After a couple of weeks of discussion and debate, we were enormously relieved that the school decided to continue with online classes through May. This is for longer than we had expected, but fine. Gonzalo is a grown-up and accepts the responsibility for showing up, paying attention, and doing his work.
The SAP software certification classes, however, are still up in the air. They are scheduled for June, July, and September, as August is their summer holiday. Will the SAP classes be delivered online or will that still happen in-person?
Gonzalo prefers software training with a live professor. If that is not offered, then what? Do we continue with it online? Or try for a partial tuition refund and use that money for live classes elsewhere?
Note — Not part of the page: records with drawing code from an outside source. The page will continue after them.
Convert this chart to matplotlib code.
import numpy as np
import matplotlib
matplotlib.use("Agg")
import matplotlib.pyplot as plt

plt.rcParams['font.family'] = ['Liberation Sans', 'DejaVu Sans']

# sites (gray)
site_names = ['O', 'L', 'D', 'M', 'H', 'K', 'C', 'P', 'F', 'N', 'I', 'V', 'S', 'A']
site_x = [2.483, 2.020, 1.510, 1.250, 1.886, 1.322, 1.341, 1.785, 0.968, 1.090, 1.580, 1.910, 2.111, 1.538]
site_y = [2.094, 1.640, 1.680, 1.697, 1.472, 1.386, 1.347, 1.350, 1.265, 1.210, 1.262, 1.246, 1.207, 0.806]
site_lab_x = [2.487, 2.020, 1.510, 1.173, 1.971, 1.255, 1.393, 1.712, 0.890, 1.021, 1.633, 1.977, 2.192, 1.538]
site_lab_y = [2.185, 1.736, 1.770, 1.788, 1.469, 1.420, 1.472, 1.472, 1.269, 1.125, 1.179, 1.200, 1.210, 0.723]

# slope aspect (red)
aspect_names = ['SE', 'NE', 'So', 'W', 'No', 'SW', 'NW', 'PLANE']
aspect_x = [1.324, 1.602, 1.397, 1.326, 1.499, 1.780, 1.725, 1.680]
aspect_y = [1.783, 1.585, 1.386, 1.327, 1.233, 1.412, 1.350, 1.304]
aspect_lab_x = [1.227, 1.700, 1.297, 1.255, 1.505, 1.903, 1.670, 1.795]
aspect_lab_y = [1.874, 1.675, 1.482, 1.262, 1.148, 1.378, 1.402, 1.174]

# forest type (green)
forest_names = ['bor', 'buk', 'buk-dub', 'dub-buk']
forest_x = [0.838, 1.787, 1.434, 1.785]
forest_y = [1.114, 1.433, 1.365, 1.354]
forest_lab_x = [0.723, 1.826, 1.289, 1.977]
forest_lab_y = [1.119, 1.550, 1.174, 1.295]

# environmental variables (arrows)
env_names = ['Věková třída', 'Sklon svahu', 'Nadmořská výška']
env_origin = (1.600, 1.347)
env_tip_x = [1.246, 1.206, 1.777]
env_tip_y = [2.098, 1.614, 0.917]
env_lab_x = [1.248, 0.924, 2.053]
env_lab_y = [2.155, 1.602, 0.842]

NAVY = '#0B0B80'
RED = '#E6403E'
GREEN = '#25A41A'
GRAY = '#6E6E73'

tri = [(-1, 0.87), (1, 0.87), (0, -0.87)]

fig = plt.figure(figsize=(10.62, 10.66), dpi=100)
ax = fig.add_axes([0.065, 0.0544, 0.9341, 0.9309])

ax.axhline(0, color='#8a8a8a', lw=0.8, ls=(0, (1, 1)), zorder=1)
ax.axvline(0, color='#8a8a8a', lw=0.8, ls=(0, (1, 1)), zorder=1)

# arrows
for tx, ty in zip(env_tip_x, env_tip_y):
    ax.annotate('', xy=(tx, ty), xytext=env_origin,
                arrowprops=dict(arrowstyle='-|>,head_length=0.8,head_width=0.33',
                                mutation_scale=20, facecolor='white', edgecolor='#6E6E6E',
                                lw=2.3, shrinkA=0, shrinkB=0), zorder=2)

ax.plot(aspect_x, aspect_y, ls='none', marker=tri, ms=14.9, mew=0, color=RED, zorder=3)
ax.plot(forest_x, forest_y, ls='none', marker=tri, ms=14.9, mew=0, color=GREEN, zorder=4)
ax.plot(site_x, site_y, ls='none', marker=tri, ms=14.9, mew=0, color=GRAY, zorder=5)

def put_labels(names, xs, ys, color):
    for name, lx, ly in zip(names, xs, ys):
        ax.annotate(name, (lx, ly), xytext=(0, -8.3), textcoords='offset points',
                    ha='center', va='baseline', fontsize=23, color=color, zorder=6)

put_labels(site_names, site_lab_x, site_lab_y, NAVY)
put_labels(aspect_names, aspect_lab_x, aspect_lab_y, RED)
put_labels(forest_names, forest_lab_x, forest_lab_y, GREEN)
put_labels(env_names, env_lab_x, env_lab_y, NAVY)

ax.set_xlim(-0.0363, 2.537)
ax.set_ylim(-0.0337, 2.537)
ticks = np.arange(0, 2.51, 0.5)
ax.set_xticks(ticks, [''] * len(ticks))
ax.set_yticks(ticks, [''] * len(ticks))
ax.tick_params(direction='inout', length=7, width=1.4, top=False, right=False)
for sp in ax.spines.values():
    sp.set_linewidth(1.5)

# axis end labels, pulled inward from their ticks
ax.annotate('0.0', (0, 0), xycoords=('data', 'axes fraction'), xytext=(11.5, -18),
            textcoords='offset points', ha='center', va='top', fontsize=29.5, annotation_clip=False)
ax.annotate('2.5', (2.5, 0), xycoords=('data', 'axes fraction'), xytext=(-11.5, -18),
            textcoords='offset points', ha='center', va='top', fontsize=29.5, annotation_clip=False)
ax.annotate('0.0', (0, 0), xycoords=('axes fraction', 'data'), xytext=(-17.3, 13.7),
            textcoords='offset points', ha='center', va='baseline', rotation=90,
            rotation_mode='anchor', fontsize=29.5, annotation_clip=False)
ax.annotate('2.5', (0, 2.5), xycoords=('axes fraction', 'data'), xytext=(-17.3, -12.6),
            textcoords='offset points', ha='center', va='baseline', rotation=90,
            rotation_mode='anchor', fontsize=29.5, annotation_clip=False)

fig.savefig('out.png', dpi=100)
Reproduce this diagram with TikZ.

Regardless of the outcome, our conversation has shifted to one of how to make lemonade. Where is the opportunity in this messy, uncertain situation?
We are quarantined in our apartment through April 26 so we will stay put for now. Hopefully, European quarantines will start to lift as we finish up April and head into May. If Gonzalo’s classes are to continue online anyway, perhaps we could make May a month of travel!
If air travel is slow to reopen, why not start road-tripping around Spain and Portugal? Our daughters’ classes are online at study.com and we could work with a Spanish teacher via Skype instead of going to a language academy every day.
If the SAP classes go virtual, then June and July could also be big travel months for us!
Safety is our first priority but assuming that we are safe…hmm…maybe having everything delivered online wouldn’t be so bad. It would allow us to be location independent and to explore more freely in the limited time we have remaining in Europe!
We have enough money in the Valencia account to pay for normal living expenses and some travel through July. More extensive travel is not in the budget due to the car purchase, language academy tuition, and return airfare I have already booked.
However, we will have some tax refund money coming our way. And the language school will be issuing a pro-rata refund for unused classes due to the quarantine. We will also be selling the car before we leave. Those three inflows could cover the extra travel expense for us and if we’re lucky, help cover the Airbnb expense before we move back into our house in Olathe.
When will we have the chance to travel like this again?
Probably not for a long time, so we should go for it!
Regardless of how Gonzalo’s classes are delivered between now and October, we are relieved that the program will continue. What started as a potential disaster has shifted to an opportunity for even greater benefit. With only 4 months left in Europe, we intend to make the most of it!